Following the close of the transaction, Newport News will initially be operated as a Northrop Grumman sector. Longer term, Northrop Grumman plans to combine its two shipbuilding businesses into one operating sector. Thomas Schievelbein, currently Newport News' executive vice president and chief operating officer, will become president of the Newport News operating sector. He will also serve on Northrop Grumman's corporate policy council. Mr. Fricks has announced his intention to retire once the transaction has been finalized.

"I salute Bill for his significant contributions and leadership during his 35-year career at Newport News," said Mr. Kresa. "Looking to the future, Tom's solid background and proven track record will enhance our superior management team as we work together to maximize our competitive advantages, respond to our customers' needs, and enhance shareholder value," Mr. Kresa added.

The acquisition is valued at approximately $2.6 billion, which includes the assumption of approximately $500 million of Newport News Shipbuilding debt. The exchange offer, subject to the tendering of a majority of the outstanding Newport News Shipbuilding shares, is expected to close by the end of November.

Citigroup's Salomon Smith Barney acts as principal strategic advisor to Northrop Grumman and represented the company in the transaction. JP Morgan Chase also provided financial advice. Newport News Shipbuilding was advised by Credit Suisse First Boston.

Northrop Grumman Corporation is a $15 billion, global aerospace and defense company with its worldwide headquarters in Los Angeles. Northrop Grumman provides technologically advanced, innovative products, services and solutions in defense and commercial electronics, systems integration, information technology and non-nuclear shipbuilding and systems. With 80,000 employees and operations in 44 states and 25 countries, Northrop Grumman serves U.S. and international military, government and commercial customers.

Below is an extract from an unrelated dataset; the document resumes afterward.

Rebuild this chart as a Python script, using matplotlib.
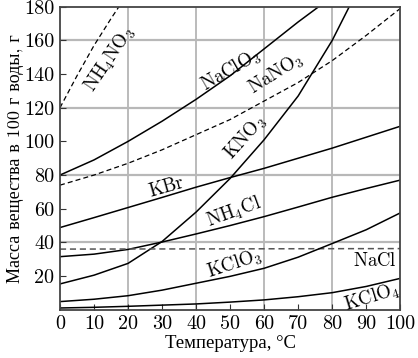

Newport News Shipbuilding designs and constructs nuclear powered aircraft carriers and submarines for the U.S. Navy and provides lifecycle services for ships in the Navy fleet. The company employs about 17,800 people, and has revenues of approximately $2 billion.

THIS ANNOUNCEMENT IS NEITHER AN OFFER TO PURCHASE NOR A SOLICITATION OF AN OFFER TO SELL SHARES OF NEWPORT NEWS SHIPBUILDING. THE AMENDED EXCHANGE OFFER STATEMENT (INCLUDING THE PROSPECTUS, THE RELATED LETTER OF ELECTION AND TRANSMITTAL AND OTHER DOCUMENTS) TO BE FILED BY NORTHROP GRUMMAN WITH THE SEC AND THE AMENDED SOLICITATION/RECOMMENDATION STATEMENT TO BE FILED BY NEWPORT NEWS SHIPBUILDING WITH THE SEC WILL CONTAIN IMPORTANT INFORMATION THAT SHOULD BE READ CAREFULLY BEFORE ANY DECISION IS MADE WITH RESPECT TO THE NORTHROP GRUMMAN OFFER. THE EXCHANGE OFFER STATEMENT AND THE SOLICITATION/RECOMMENDATION STATEMENT WILL BE MADE AVAILABLE TO ALL SHAREHOLDERS OF NEWPORT NEWS SHIPBUILDING, AT NO EXPENSE TO THEM. THE EXCHANGE OFFER STATEMENT AND THE SOLICITATION/RECOMMENDATION STATEMENT WILL ALSO BE AVAILABLE AT NO CHARGE AT THE SEC'S WEBSITE AT WWW.SEC.GOV.

Note: Certain statements and assumptions in this release contain or are based on "forward-looking" information (that each of the companies believe to be within the definition in the Private Securities Litigation Reform Act of 1995) and involve risks and uncertainties. Such "forward-looking" information includes the statements above as to the impact of the proposed acquisition on revenues. Such statements are subject to numerous assumptions and uncertainties, many of which are outside the companies' control. These include each of the companies' ability to successfully integrate the operations of Newport News, assumptions with respect to future revenues, expected program performance, and the outcome of contingencies. The companies' operations are subject to various additional risks and uncertainties resulting from its position as a supplier, either directly or as subcontractor or team member, to the U.S. Government and its agencies as well as to foreign governments and agencies; actual outcomes are dependent upon factors, including, without limitation, each of the companies' successful performance of internal plans; government customers' budgetary restraints; customer changes in short-range and long-range plans; domestic and international competition in both the defense and commercial areas; product performance; continued development and acceptance of new products; performance issues with key suppliers and subcontractors; government import and export policies; acquisition or termination of government contracts; the outcome of political and legal processes; legal, financial, and governmental risks related to international transactions and global needs for military aircraft, military and civilian electronic systems and support and information technology; as well as other economic, political and technological risks and uncertainties and other risk factors set out in each of the companies' filings from time to time with the Securities and Exchange Commission, including, without limitation, each of the companies' reports on Form 10-K and Form 10-Q.